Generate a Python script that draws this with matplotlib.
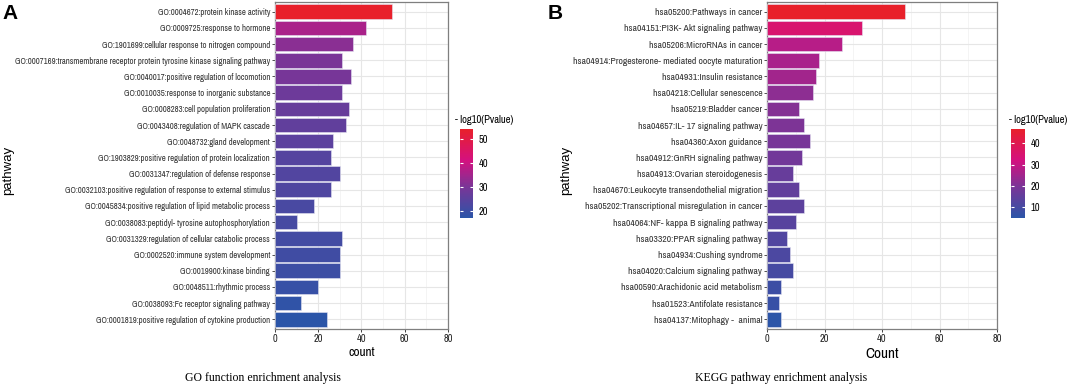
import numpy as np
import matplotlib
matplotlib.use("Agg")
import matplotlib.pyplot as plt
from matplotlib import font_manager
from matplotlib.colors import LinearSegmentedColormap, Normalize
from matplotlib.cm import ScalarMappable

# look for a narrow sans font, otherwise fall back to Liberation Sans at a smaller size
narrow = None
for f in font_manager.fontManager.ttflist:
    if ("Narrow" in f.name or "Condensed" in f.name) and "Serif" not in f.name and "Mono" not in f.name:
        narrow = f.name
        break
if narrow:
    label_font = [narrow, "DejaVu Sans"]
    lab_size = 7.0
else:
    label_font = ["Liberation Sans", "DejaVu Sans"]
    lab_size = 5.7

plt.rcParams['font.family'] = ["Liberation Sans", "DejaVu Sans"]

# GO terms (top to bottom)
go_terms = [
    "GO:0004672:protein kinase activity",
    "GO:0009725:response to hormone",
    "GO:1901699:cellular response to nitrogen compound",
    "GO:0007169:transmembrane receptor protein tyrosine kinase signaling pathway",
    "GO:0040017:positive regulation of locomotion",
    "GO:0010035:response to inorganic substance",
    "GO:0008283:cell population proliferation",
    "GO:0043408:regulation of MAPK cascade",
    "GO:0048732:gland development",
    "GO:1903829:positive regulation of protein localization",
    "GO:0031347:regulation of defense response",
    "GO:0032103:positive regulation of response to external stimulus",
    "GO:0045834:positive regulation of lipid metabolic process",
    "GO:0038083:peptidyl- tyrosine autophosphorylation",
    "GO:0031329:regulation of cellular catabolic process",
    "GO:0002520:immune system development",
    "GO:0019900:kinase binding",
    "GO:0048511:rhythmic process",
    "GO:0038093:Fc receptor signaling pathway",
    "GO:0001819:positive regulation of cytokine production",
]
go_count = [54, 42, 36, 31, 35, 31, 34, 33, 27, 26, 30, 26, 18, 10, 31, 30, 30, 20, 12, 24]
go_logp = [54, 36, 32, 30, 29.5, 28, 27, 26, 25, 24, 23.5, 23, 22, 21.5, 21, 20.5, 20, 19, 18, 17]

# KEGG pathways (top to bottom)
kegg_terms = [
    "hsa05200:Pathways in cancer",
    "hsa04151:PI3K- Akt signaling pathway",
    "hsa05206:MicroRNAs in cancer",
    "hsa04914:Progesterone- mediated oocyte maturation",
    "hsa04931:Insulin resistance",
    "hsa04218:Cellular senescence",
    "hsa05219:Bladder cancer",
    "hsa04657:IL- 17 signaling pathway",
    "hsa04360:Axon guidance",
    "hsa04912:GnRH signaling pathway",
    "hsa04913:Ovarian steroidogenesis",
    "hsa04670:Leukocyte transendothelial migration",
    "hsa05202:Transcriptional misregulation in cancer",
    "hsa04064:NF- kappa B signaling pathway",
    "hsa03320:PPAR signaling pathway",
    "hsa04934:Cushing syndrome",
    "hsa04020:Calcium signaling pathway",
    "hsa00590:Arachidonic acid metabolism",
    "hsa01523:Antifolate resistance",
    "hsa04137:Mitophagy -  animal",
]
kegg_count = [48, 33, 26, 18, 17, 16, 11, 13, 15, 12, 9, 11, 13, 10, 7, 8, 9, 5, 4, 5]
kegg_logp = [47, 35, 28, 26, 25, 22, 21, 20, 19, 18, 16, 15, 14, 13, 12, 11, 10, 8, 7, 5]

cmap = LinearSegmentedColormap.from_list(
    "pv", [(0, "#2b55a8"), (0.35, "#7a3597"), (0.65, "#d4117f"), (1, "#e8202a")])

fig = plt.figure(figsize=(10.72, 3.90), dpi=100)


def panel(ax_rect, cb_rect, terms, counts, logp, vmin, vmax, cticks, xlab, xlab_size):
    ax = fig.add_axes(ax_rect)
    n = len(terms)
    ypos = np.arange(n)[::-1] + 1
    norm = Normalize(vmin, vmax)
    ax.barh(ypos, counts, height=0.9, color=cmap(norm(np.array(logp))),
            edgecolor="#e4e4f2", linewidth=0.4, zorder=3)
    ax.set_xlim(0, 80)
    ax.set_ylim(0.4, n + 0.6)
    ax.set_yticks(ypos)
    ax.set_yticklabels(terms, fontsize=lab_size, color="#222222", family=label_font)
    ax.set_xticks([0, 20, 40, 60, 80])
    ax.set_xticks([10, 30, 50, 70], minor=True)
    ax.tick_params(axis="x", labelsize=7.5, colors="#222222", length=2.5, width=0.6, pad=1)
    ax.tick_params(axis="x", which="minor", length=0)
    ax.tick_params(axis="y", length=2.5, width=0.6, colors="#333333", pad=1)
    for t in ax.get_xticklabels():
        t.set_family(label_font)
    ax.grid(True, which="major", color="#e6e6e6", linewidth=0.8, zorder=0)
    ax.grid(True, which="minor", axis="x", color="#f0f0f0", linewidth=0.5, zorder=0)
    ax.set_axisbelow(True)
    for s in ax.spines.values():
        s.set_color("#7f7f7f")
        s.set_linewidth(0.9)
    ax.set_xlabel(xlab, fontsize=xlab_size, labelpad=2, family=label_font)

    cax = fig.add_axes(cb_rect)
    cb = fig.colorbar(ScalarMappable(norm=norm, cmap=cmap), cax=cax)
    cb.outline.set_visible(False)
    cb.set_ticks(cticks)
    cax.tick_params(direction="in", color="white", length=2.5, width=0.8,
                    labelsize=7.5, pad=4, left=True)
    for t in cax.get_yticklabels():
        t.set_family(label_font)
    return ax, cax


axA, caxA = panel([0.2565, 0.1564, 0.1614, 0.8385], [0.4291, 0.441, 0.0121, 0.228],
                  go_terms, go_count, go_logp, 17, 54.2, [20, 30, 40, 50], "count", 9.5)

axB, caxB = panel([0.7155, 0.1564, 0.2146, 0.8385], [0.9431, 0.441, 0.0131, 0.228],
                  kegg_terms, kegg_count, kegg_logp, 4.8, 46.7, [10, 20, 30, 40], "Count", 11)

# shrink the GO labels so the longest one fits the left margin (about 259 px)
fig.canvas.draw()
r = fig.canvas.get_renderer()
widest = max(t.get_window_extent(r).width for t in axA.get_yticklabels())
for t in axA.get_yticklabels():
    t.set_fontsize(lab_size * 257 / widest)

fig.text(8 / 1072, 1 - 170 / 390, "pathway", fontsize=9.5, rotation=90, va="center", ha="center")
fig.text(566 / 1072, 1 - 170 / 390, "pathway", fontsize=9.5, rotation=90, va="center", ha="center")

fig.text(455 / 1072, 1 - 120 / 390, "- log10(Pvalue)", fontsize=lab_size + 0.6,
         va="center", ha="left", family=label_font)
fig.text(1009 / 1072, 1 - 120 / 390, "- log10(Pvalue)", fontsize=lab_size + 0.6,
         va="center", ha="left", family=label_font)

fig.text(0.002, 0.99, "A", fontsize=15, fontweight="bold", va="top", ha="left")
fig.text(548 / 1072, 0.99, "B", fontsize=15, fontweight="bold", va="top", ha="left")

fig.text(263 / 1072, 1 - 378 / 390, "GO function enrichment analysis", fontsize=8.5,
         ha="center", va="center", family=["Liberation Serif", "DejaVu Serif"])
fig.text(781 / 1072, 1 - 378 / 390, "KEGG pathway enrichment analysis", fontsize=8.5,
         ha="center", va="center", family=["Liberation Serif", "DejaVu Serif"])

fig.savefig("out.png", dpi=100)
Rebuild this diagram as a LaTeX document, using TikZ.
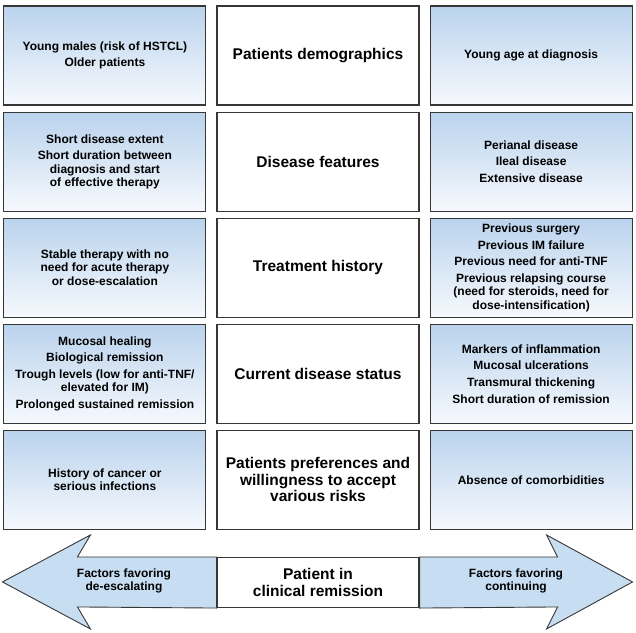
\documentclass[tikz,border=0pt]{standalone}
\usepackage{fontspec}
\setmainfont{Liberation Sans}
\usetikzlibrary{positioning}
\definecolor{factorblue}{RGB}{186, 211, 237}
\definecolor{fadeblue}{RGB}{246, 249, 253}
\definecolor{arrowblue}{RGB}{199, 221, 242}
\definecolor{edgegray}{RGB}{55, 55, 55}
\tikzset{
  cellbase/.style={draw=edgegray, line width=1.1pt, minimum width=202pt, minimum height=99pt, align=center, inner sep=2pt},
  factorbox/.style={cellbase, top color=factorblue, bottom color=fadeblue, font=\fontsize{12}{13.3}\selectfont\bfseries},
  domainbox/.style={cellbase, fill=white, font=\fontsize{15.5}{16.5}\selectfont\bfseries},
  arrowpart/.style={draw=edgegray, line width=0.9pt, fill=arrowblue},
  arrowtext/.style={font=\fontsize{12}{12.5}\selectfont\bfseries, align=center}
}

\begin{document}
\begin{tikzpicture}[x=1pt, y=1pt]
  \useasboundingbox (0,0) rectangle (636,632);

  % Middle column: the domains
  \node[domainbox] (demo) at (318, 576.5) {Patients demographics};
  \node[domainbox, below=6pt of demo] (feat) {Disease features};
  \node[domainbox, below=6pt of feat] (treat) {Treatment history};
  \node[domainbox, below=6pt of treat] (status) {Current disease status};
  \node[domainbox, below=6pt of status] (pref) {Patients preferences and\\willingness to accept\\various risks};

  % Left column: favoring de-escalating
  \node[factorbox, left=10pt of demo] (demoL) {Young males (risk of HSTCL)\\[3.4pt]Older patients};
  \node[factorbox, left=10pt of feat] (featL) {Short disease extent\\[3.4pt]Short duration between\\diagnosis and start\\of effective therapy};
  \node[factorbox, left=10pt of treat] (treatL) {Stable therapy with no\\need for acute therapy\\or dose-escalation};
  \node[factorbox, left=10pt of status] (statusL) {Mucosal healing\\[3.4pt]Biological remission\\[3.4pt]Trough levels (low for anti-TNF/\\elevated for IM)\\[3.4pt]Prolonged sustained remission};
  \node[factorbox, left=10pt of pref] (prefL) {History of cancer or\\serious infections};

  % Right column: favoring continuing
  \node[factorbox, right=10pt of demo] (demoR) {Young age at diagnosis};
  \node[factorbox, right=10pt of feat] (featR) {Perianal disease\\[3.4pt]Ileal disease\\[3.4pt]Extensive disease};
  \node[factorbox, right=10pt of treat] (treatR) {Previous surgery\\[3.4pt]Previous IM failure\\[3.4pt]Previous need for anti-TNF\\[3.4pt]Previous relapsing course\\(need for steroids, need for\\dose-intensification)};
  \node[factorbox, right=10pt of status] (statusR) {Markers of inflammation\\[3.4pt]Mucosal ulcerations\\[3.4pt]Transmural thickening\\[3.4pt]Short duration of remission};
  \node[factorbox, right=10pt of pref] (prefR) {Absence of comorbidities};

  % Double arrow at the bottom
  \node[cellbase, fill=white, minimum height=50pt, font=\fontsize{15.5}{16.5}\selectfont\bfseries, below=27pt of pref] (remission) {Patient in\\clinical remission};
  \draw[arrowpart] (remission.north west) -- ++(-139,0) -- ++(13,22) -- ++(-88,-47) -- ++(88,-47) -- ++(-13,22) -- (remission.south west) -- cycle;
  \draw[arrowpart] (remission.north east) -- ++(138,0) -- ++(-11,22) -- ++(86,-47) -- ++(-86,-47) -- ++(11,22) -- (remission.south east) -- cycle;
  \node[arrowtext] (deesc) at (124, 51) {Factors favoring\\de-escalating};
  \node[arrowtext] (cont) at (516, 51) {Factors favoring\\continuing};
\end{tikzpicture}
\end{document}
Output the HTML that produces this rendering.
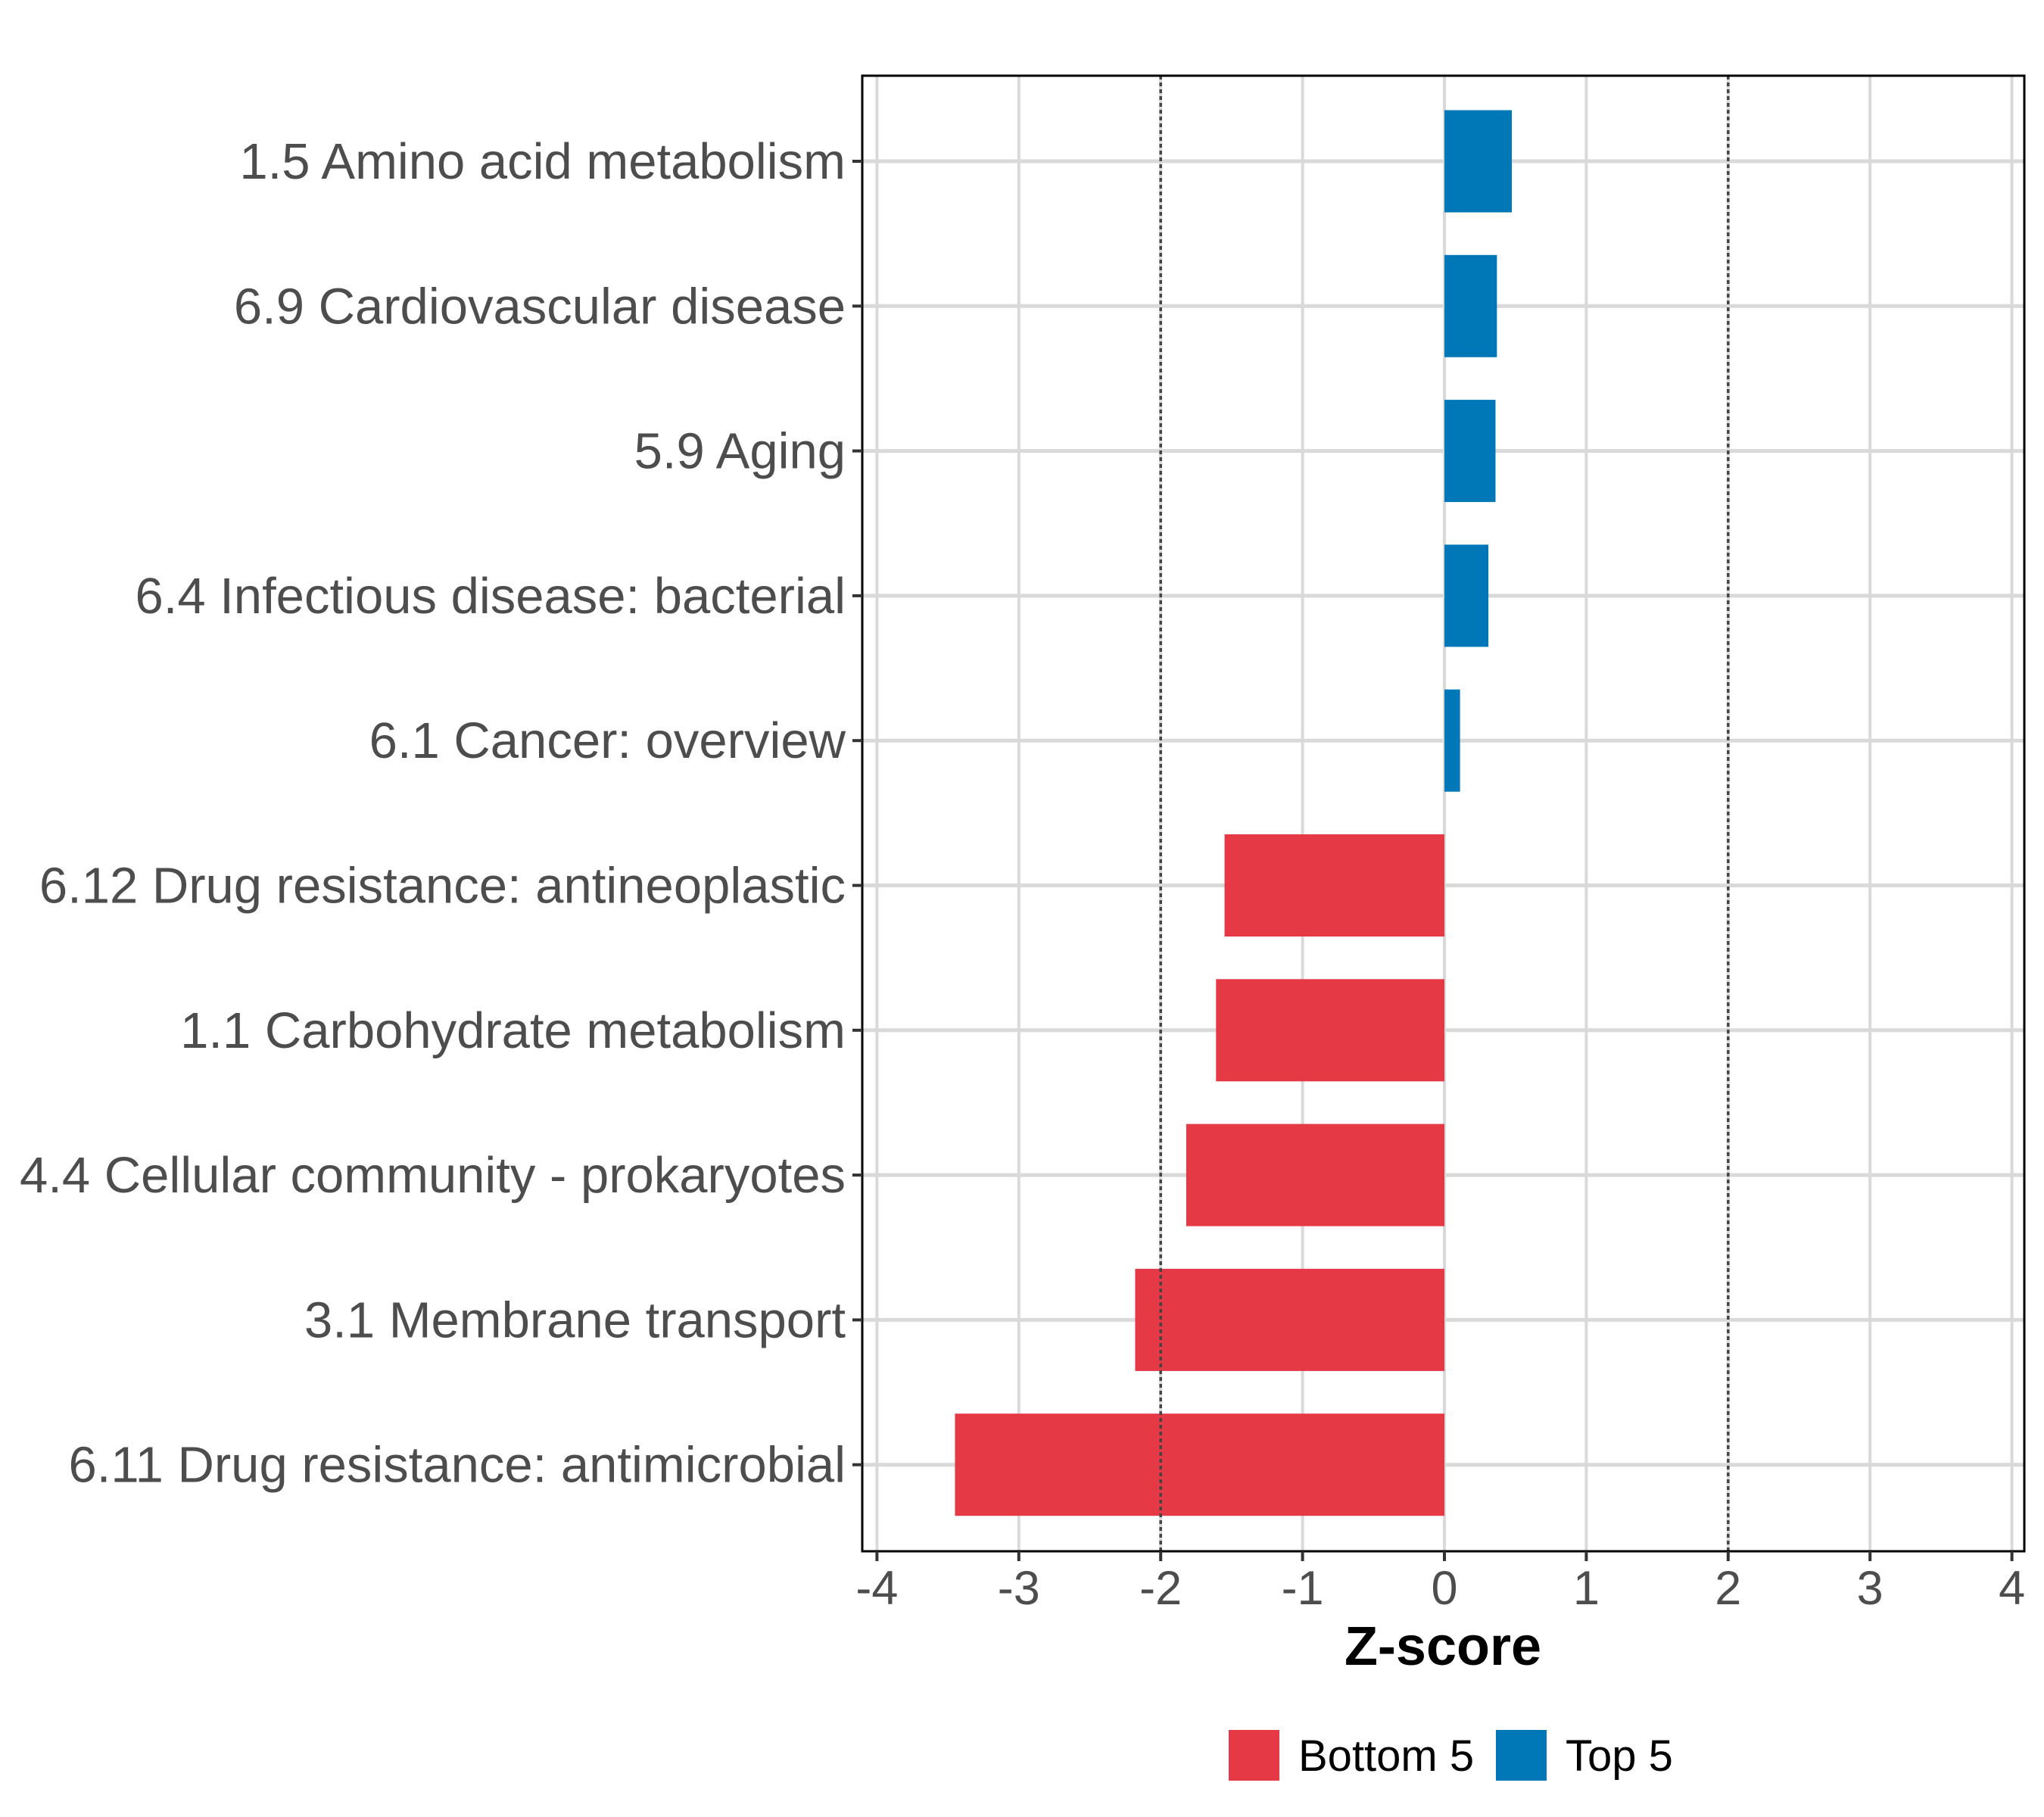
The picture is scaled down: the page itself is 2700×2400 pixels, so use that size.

++++

**Exercise requirements:** Copy exactly the lines from the line containing "Output the HTML that produces this rendering." through the last line of the records, both included, and omit every picture.

**Solution:**
Output the HTML that produces this rendering.
The picture is scaled down: the page itself is 2700×2400 pixels, so use that size.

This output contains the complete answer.